With investor confidence fading fast, the initial public offering of stock was shelved indefinitely, the board was reconfigured and the founding CEO was forced to step down.
But while promoting such noble pursuits, WeWork took its eye off some very basic governance matters—issues that largely went unnoticed until this past August, when it initiated efforts to go public. Its SEC Form S-1 filing, required for the issuance of new securities, revealed a range of shortcomings, including a leadership structure ripe with potential conflicts of interest; ballooning operating losses; the use of non-standard accounting practices; and a general lack of internal controls and board oversight. With investor confidence fading fast, the initial public offering of stock was shelved indefinitely, the board was reconfigured and the founding CEO was forced to step down.
SOUND ESG PILLARS CAN BE FUNDAMENTAL TO SUCCESS
The WeWork saga epitomizes why any comprehensive approach to assessing a company for potential investment, whether public or private, should include a stringent analysis of material environmental, social and governance issues. A major negative controversy on any one of these three ESG pillars should sound a clear and loud warning to dig deeper, particularly in the case of IPOs, which are the epitome of potential risks and rewards.

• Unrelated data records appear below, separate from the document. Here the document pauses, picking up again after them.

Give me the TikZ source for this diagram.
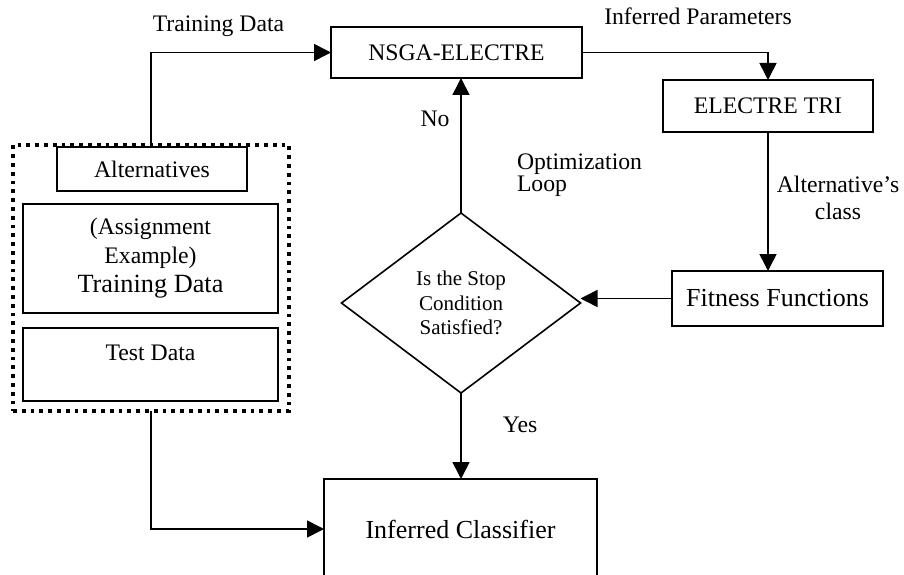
\documentclass[tikz,border=0pt]{standalone}
\usepackage{fontspec}
\setmainfont{Liberation Serif}
\usetikzlibrary{shapes.geometric,arrows.meta}

\begin{document}
\begin{tikzpicture}[x=1pt,y=-1pt,
  every node/.style={inner sep=0pt, outer sep=0pt},
  box/.style={draw, line width=1.6pt, align=center, font=\fontsize{23.7}{29}\selectfont},
  bigbox/.style={box, font=\fontsize{26}{29}\selectfont},
  lbl/.style={font=\fontsize{23.7}{27}\selectfont},
  flow/.style={line width=1.6pt, -{Triangle[length=17pt,width=17pt]}},
  group/.style={draw, line width=3.8pt, dash pattern=on 3.8pt off 5pt}
]
\useasboundingbox (0,0) rectangle (904,575);
\clip (0,0) rectangle (904,575);

% input data group
\node[group, minimum width=276pt, minimum height=266pt] (inputs) at (151,278) {};
\node[box, minimum width=190pt, minimum height=44pt] (alt) at (152,169) {Alternatives};
\node[box, minimum width=255pt, minimum height=109pt] (train) at (150.5,258.5)
  {(Assignment\\Example)\\\fontsize{26.3}{29}\selectfont Training Data};
\node[box, minimum width=255pt, minimum height=73pt, text height=15.7pt, text depth=24.7pt] (test) at (150.5,364.5) {Test Data};

% process blocks
\node[box, minimum width=251pt, minimum height=51pt] (nsga) at (456.5,52.5) {NSGA-ELECTRE};
\node[box, minimum width=210pt, minimum height=52pt] (etri) at (768,106) {ELECTRE TRI};
\node[bigbox, minimum width=211pt, minimum height=55pt] (fit) at (777.5,298.5) {Fitness Functions};
\node[diamond, draw, line width=1.6pt, minimum width=239pt, minimum height=180pt, align=center,
      font=\fontsize{21}{24.5}\selectfont] (stop) at (461,303) {Is the Stop\\Condition\\Satisfied?};
\node[bigbox, minimum width=273pt, minimum height=100pt] (cls) at (460.5,529) {Inferred Classifier};

% connectors
\draw[flow] (inputs.north) |- (nsga.west);
\draw[flow] (nsga.east) -| (etri.north);
\draw[flow] (etri.south) -- (etri.south |- fit.north);
\draw[flow] (fit.west) -- (fit.west -| stop.east);
\draw[flow] (stop.north) -- (stop.north |- nsga.south);
\draw[flow] (stop.south) -- (stop.south |- cls.north);
\draw[flow] (inputs.south) |- (cls.west);

% labels
\node[lbl, anchor=base] (ltrain) at (218.5,32) {Training Data};
\node[lbl, anchor=base] (lparam) at (698,25) {Inferred Parameters};
\node[lbl, anchor=base] (lno) at (435,127) {No};
\node[lbl, anchor=base] (lyes) at (520,432) {Yes};
\node[lbl, anchor=west, align=left, font=\fontsize{23.7}{22}\selectfont] (lloop) at (517,175.5) {Optimization\\Loop};
\node[lbl, align=center] (lclass) at (838,197.5) {Alternative’s\\class};
\end{tikzpicture}
\end{document}
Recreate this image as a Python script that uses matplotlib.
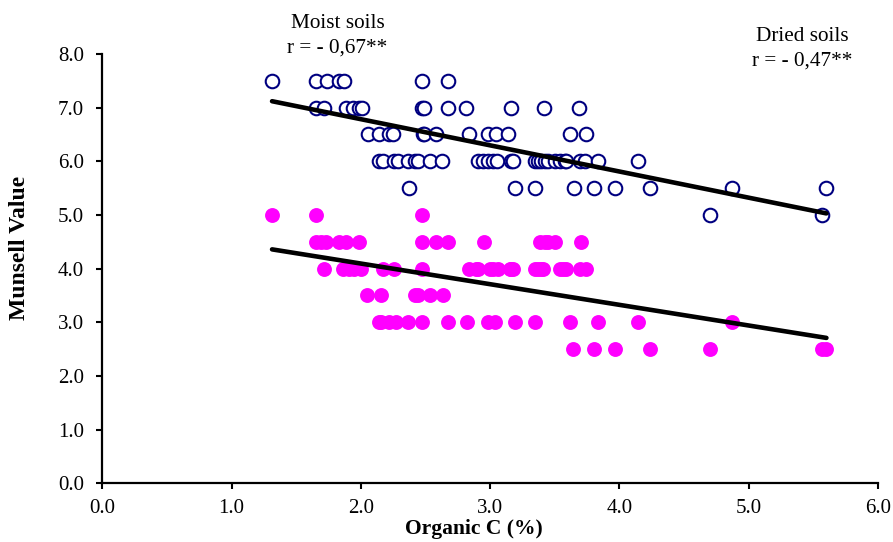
import numpy as np
import matplotlib
matplotlib.use("Agg")
from matplotlib import pyplot as plt

# dried soils (open circles)
dried_c = [1.313, 1.654, 1.739, 1.834, 1.873, 2.470, 2.673,
           1.654, 1.711, 1.886, 1.937, 1.989, 2.010, 2.469, 2.485, 2.673, 2.815, 3.163, 3.416, 3.684,
           2.054, 2.144, 2.221, 2.247, 2.479, 2.492, 2.583, 2.835, 2.982, 3.047, 3.137, 3.614, 3.743,
           2.144, 2.169, 2.260, 2.286, 2.363, 2.415, 2.440, 2.531, 2.629, 2.905, 2.943, 2.982, 3.021,
           3.050, 3.163, 3.176, 3.344, 3.369, 3.395, 3.421, 3.447, 3.498, 3.537, 3.576, 3.589, 3.692,
           3.731, 3.834, 4.143,
           2.369, 3.189, 3.344, 3.645, 3.803, 3.963, 4.234, 4.871, 5.601,
           4.703, 5.563]
dried_v = [7.5] * 7 + [7.0] * 13 + [6.5] * 13 + [6.0] * 29 + [5.5] * 9 + [5.0] * 2

# moist soils (filled magenta); same samples, a few hidden under neighbours
moist_c = [1.313, 1.654, 2.469,
           1.654, 1.695, 1.731, 1.834, 1.886, 1.989, 2.474, 2.583, 2.673, 2.949, 3.382, 3.421, 3.447,
           3.498, 3.705,
           1.711, 1.860, 1.912, 1.950, 2.002, 2.169, 2.260, 2.469, 2.840, 2.892, 2.905, 2.995, 3.021,
           3.060, 3.150, 3.163, 3.176, 3.344, 3.367, 3.395, 3.408, 3.537, 3.563, 3.589, 3.692, 3.744,
           2.049, 2.157, 2.415, 2.440, 2.531, 2.634,
           2.144, 2.152, 2.221, 2.273, 2.363, 2.474, 2.673, 2.820, 2.982, 3.034, 3.189, 3.344, 3.614,
           3.834, 4.143, 4.871,
           3.640, 3.803, 3.963, 4.234, 4.703, 5.563, 5.601]
moist_v = [5.0] * 3 + [4.5] * 15 + [4.0] * 26 + [3.5] * 6 + [3.0] * 16 + [2.5] * 7

plt.rcParams['font.family'] = ['Liberation Serif', 'DejaVu Serif']

fig = plt.figure(figsize=(8.93, 5.42), dpi=100)
ax = fig.add_axes([102.3 / 893, 1 - 483.3 / 542, (878 - 102.3) / 893, (483.3 - 54) / 542])

ax.scatter(dried_c, dried_v, s=95, facecolors='white', edgecolors='#000080', linewidths=1.5, zorder=2)
ax.scatter(moist_c, moist_v, s=115, color='#FF00FF', linewidths=0, zorder=2)

# linear fits
for xs, ys in [(dried_c, dried_v), (moist_c, moist_v)]:
    k, b = np.polyfit(xs, ys, 1)
    xx = np.array([min(xs), max(xs)])
    ax.plot(xx, k * xx + b, color='black', lw=3.3, solid_capstyle='round', zorder=3)

ax.set_xlim(0, 6)
ax.set_ylim(0, 8)
ax.set_xticks(np.arange(0, 6.1, 1.0))
ax.set_yticks(np.arange(0, 8.1, 1.0))
ax.xaxis.set_major_formatter(matplotlib.ticker.FormatStrFormatter('%.1f'))
ax.yaxis.set_major_formatter(matplotlib.ticker.FormatStrFormatter('%.1f'))
ax.tick_params(direction='out', length=4.3, width=1.5, labelsize=15)
ax.tick_params(axis='x', pad=7)
ax.tick_params(axis='y', pad=9)

for s in ['top', 'right']:
    ax.spines[s].set_visible(False)
for s in ['left', 'bottom']:
    ax.spines[s].set_linewidth(1.6)

for coll in ax.collections:
    coll.set_clip_on(False)

fig.text(338 / 893, 1 - 24 / 542, 'Moist soils', ha='center', va='center', fontsize=15.3)
fig.text(337 / 893, 1 - 48 / 542, 'r = - 0,67**', ha='center', va='center', fontsize=15.3)
fig.text(802.5 / 893, 1 - 36.5 / 542, 'Dried soils', ha='center', va='center', fontsize=15.3)
fig.text(802 / 893, 1 - 61.5 / 542, 'r = - 0,47**', ha='center', va='center', fontsize=15.3)

fig.text(473.5 / 893, 1 - 534 / 542, 'Organic C (%)', ha='center', va='baseline', fontsize=15.5,
         fontweight='bold')
fig.text(19.5 / 893, 1 - 247.5 / 542, 'Munsell Value', ha='center', va='center', rotation=90,
         fontsize=17, fontweight='bold')

plt.savefig('out.png')
plt.close('all')
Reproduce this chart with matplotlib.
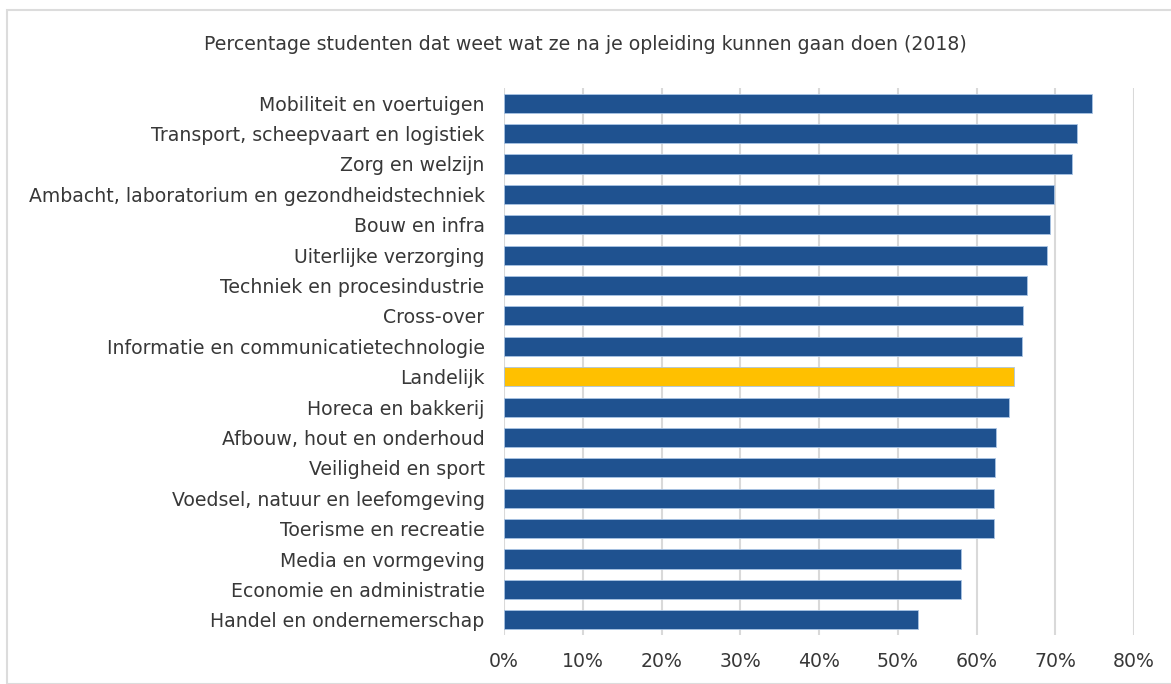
import matplotlib.pyplot as plt
from matplotlib.patches import Rectangle
from matplotlib.ticker import PercentFormatter

# categorieen van boven naar onder, zoals in de figuur
categorieen = [
    "Mobiliteit en voertuigen",
    "Transport, scheepvaart en logistiek",
    "Zorg en welzijn",
    "Ambacht, laboratorium en gezondheidstechniek",
    "Bouw en infra",
    "Uiterlijke verzorging",
    "Techniek en procesindustrie",
    "Cross-over",
    "Informatie en communicatietechnologie",
    "Landelijk",
    "Horeca en bakkerij",
    "Afbouw, hout en onderhoud",
    "Veiligheid en sport",
    "Voedsel, natuur en leefomgeving",
    "Toerisme en recreatie",
    "Media en vormgeving",
    "Economie en administratie",
    "Handel en ondernemerschap",
]
percentages = [74.7, 72.7, 72.1, 69.8, 69.3, 69.0, 66.4, 65.9, 65.8, 64.8,
               64.1, 62.5, 62.3, 62.2, 62.2, 58.0, 58.0, 52.6]
x_ticks = [0, 10, 20, 30, 40, 50, 60, 70, 80]

blauw = "#1f5290"
geel = "#ffc000"
tekst = "#383838"

fig = plt.figure(figsize=(11.71, 6.84), dpi=100)
ax = fig.add_axes([504 / 1171, 1 - 635 / 684, 630 / 1171, 547 / 684])

kleuren = [geel if c == "Landelijk" else blauw for c in categorieen]
posities = list(range(len(categorieen)))
ax.barh(posities, percentages, height=0.63, color=kleuren,
        edgecolor="#a9c4e4", linewidth=0.6, zorder=3)

ax.set_ylim(len(categorieen) - 0.5, -0.5)
ax.set_xlim(0, 80)
ax.set_xticks(x_ticks)
ax.xaxis.set_major_formatter(PercentFormatter(decimals=0))
ax.set_yticks(posities)
ax.set_yticklabels(categorieen)

ax.grid(axis="x", color="#d9d9d9", linewidth=1.5, zorder=0)
for s in ax.spines.values():
    s.set_visible(False)
ax.tick_params(axis="both", length=0, colors=tekst, labelsize=13.6)
ax.tick_params(axis="y", pad=14)
ax.tick_params(axis="x", pad=12)

fig.text(0.5, 1 - 45 / 684, "Percentage studenten dat weet wat ze na je opleiding kunnen gaan doen (2018)",
         ha="center", va="center", fontsize=13.6, color=tekst)

# rand om de grafiek
fig.patches.append(Rectangle((7 / 1171, 0), 1.0, 1 - 10 / 684, transform=fig.transFigure,
                             fill=False, edgecolor="#dcdcdc", linewidth=1.5))

fig.savefig("out.png", dpi=100)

At Federated, our Kaufmann team has more than 30 years of experience investing in the IPO market, directly engaging with the managements of hundreds of IPOs each year. A key tenet of the team’s due diligence is thoroughly analyzing the governance structure to determine how sustainable and structurally sound the business may be. As Kaufmann’s Client Portfolio Manager Jordan Stuart explained, “We see a lot of exciting young companies with promising business models, but if the appropriate governance structure is not in place, and adequate controls do not exist, then the issuance opportunity can be negated altogether.”
If it weren’t for the scrutinizing eye of experienced active managers, parent We Co. may well have continued to exist as a $47 billion unicorn. But when the public was allowed to peek behind the curtain, the compelling story didn’t hold up. This case study exemplifies why it’s important to ask tough questions and not be blinded by the bright facade many unicorns present.